Cloud migration considerations also shape the decision. Organizations moving from on-premises ERP or legacy production systems to cloud hosting often begin with blue-green because it resembles traditional parallel cutover planning. As the platform becomes more modular and observability improves, canary can be introduced for selected services. This staged maturity model is usually more sustainable than attempting advanced progressive delivery on day one of migration.
For enterprises with mixed workloads, the best answer is often not blue-green or canary, but a deployment portfolio. Use each where it fits operationally. Standardize release governance, telemetry, and rollback criteria across both. That gives infrastructure teams consistency without forcing every application into the same pattern.
Practical decision framework for enterprise teams
- Choose blue-green when rollback speed, auditability, and environment-level validation are top priorities
- Choose canary when traffic diversity, tenant segmentation, and progressive risk reduction are more valuable
- Avoid either model if database changes are not backward compatible and rollback is undefined
- Use layered deployment architecture so different services can adopt different release patterns
- Tie the final decision to operational maturity, not only application architecture
Recommended enterprise approach for distribution production systems
For most enterprise distribution and production platforms in cloud environments, a hybrid strategy is the most practical.

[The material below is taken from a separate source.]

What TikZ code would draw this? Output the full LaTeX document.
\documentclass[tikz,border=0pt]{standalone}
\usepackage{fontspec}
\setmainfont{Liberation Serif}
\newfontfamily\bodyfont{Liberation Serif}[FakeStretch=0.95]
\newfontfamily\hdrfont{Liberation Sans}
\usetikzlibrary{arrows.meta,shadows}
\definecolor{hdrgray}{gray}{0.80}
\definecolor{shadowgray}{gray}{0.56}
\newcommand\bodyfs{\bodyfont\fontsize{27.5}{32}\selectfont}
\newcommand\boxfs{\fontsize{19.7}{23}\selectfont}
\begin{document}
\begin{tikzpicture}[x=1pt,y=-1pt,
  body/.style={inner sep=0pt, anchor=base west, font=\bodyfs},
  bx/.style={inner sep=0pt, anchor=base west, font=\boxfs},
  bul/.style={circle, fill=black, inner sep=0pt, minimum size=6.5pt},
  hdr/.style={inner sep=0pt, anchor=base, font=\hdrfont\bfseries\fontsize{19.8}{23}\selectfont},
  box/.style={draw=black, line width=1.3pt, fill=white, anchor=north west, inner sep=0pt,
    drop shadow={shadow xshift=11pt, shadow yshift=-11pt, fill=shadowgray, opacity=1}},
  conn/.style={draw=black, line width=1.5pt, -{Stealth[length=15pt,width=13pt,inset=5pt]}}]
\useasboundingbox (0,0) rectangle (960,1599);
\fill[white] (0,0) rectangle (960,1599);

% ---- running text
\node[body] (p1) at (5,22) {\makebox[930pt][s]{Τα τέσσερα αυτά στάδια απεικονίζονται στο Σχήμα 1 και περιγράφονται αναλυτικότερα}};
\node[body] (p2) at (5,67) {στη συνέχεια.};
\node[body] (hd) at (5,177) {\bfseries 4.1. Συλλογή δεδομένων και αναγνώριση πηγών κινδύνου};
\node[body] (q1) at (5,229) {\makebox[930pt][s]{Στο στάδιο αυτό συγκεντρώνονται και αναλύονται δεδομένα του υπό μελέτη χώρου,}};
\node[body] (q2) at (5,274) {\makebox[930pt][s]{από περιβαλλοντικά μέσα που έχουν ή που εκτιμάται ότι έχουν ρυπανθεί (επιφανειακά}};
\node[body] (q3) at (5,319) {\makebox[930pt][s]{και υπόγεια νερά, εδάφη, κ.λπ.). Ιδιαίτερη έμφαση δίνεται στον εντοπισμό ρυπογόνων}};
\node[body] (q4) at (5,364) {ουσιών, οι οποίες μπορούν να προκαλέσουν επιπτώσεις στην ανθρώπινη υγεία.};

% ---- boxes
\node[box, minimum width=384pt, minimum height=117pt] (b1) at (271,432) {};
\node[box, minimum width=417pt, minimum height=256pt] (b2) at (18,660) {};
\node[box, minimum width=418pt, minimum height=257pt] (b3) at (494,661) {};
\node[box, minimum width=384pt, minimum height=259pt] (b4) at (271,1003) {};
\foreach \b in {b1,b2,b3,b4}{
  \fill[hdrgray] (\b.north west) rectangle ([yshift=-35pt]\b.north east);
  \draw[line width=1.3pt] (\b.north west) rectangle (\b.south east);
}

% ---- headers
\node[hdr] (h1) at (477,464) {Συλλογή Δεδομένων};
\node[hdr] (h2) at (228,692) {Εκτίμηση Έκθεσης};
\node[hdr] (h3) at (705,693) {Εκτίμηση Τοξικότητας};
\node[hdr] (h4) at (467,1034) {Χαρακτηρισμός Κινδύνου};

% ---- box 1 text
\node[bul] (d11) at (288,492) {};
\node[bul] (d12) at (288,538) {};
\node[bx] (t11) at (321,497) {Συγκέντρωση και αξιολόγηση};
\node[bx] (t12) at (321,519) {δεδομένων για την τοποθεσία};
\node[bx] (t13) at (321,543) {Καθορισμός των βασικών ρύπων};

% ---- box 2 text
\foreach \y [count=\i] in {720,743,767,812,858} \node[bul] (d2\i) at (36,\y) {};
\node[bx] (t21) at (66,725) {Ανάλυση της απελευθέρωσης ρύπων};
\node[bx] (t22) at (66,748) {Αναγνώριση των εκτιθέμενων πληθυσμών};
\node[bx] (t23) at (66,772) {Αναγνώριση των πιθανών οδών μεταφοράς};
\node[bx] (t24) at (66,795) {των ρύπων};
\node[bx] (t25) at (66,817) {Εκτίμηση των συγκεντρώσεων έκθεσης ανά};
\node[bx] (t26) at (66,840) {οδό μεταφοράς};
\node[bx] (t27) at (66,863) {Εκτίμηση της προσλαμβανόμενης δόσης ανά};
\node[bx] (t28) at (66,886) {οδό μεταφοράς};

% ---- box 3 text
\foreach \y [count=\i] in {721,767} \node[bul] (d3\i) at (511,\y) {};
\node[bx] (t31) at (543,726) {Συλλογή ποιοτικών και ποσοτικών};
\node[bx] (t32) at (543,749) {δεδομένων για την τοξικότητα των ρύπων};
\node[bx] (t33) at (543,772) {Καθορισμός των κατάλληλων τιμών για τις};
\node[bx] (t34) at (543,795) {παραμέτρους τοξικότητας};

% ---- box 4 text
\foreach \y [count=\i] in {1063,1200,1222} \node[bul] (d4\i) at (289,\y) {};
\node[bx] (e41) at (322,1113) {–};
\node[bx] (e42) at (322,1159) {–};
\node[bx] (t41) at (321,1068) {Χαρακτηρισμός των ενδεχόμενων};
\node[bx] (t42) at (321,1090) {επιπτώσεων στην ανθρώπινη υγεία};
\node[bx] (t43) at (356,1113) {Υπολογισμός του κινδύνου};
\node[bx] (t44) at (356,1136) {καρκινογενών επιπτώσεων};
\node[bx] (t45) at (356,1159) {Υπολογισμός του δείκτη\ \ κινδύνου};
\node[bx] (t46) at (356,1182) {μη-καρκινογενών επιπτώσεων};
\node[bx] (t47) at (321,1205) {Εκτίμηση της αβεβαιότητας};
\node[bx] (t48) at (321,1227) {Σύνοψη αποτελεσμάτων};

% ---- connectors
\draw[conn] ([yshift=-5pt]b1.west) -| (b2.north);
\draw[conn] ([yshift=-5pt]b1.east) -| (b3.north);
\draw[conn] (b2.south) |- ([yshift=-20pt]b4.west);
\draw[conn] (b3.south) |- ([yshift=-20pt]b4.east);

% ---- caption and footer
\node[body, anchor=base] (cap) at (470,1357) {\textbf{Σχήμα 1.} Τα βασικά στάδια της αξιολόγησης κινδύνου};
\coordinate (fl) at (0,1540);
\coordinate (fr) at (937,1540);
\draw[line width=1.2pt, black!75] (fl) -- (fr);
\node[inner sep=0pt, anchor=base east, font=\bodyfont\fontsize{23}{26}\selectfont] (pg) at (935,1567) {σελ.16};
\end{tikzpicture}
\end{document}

Use blue-green for core transactional components where deterministic rollback and controlled cutover matter most. Use canary for customer-facing APIs, analytics services, edge components, and lower-risk stateless services where progressive exposure provides better production validation.
This approach aligns well with cloud ERP architecture, multi-tenant SaaS infrastructure, and modern DevOps workflows. It supports cloud scalability without forcing full duplication everywhere, improves reliability through targeted rollout controls, and keeps backup and disaster recovery planning grounded in data realities rather than deployment theory.
The key is to treat deployment strategy as part of enterprise infrastructure design. Release patterns should be documented alongside hosting strategy, security controls, migration planning, observability standards, and cost models. When that happens, blue-green and canary stop being abstract DevOps terms and become practical tools for safer production change.